Personalmente sono fra coloro da sempre convinti della non-autosufficienza di Rifondazione, mi colloco dentro un progetto, il nostro, che ha sempre scommesso sulla contaminazione come principio fondamentale dell’agire politico. Per questi motivi guardo con favore e lavoro ai processi di unità a sinistra in atto e all’orizzonte. Sono tuttavia contrario a pensare che in essi si trovi la panacea di tutti i mali, che solo lì si collochi la via maestra per l’uscita dalla crisi. Tendo infatti ad identificare la crisi della politica con l’estinzione del compito che ad essa era stata assegnato nella modernità: la possibilità di determinare mutamenti nelle condizioni di vita della gente. E la crisi della sinistra è più o meno la stessa cosa, laddove la fondazione stessa della categoria politico-filosofica di sinistra alludeva esattamente alla possibilità dei popoli di mutare il corso materiale della (loro) storia. Credo che per tentare di capire entrambe si debba anche provare ad ascoltare il fondo della bile e della pancia della gente: è in quel “tanto sono tutti uguali!” che batte il cuore della crisi. Insomma quando tu voti qualcuno per ridurre la tua condizione di sfruttamento e quello ti abbassa il costo del lavoro straordinario, quando voti contro un governo perché è corrotto e ne mandi su un altro che trasferisce un magistrato perché indaga su premier e guardasigilli, quando ritorni a votare nella speranza di uscire da una insopportabile situazione di incertezza lavorativa e dopo un anno e mezzo sei rimasto nella medesima condizione di invisibilità e precarietà che attanaglia una intera generazione; quando… ti sale una grido in gola che non è “speriamo che la sinistra si unisca per essere più forte”, ma assomiglia più spesso al “butto via la tessera elettorale” oppure al “va bene siete tutti uguali e non migliorerete mai la mia vita, ma almeno toglietemi tutta questa gente straniera che sta in mezzo alla strada e mi impaurisce”, perché il problema della paura esiste, eccome…
Insomma ancora una volta bisogna – materialisticamente – usare l’efficacia come categoria fondamentale per individuare il problema e riconoscere che non esiste nella nostra gente la percezione dell’efficacia di questo governo nel mutare le condizioni materiali di vita di chi l’ha votato.

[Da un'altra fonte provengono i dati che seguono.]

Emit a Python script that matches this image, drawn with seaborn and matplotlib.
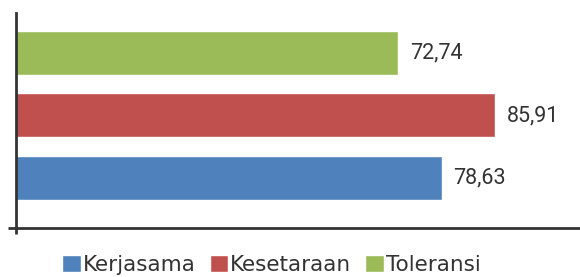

Capisco e in buona parte condivido due argomenti sostanziali per non rompere domani, il primo riguarda la necessità che chi ha costruito il tradimento del programma dell’Unione venga allo scoperto; il secondo inerisce invece la necessità vitale di arrivare ad una legge elettorale più democratica che garantisca una rappresentanza giusta. Sento allo stesso tempo fortissima la necessità di recuperare – dentro e fuori – la percezione smarrita di una nostra sostanziale alterità da un quadro politico rispetto al quale la disaffezione e il disgusto montano ogni giorno di più (cos’altro può determinare, in ultimo, la vicenda della commissione d’inchiesta su Genova?) ed in cui l’allontanamento dalla politica diventa un processo che non si misura più nel medio periodo, ma quotidianamente. Credo che in questo quadro piuttosto cupo la straordinaria piazza del 20 ottobre sia stata la dimostrazione della forza, della generosità, della speranza della nostra gente, di chi non si vuole rassegnare a pensare che questo sia l’unico mondo possibile, ma credo che si abbia il dovere oggi di dare a questo popolo risposte concrete.
Voglio infine – controcorrente – ringraziare Liberazione per avere aperto questa discussione pubblica, un giornale di cui a volte condivido le posizioni, altre volte no, ma che credo sia tanto più un valore per il nostro partito quanto più si dimostra libero e di qualità, in un rapporto, certamente di fiducia, ma non di dipendenza.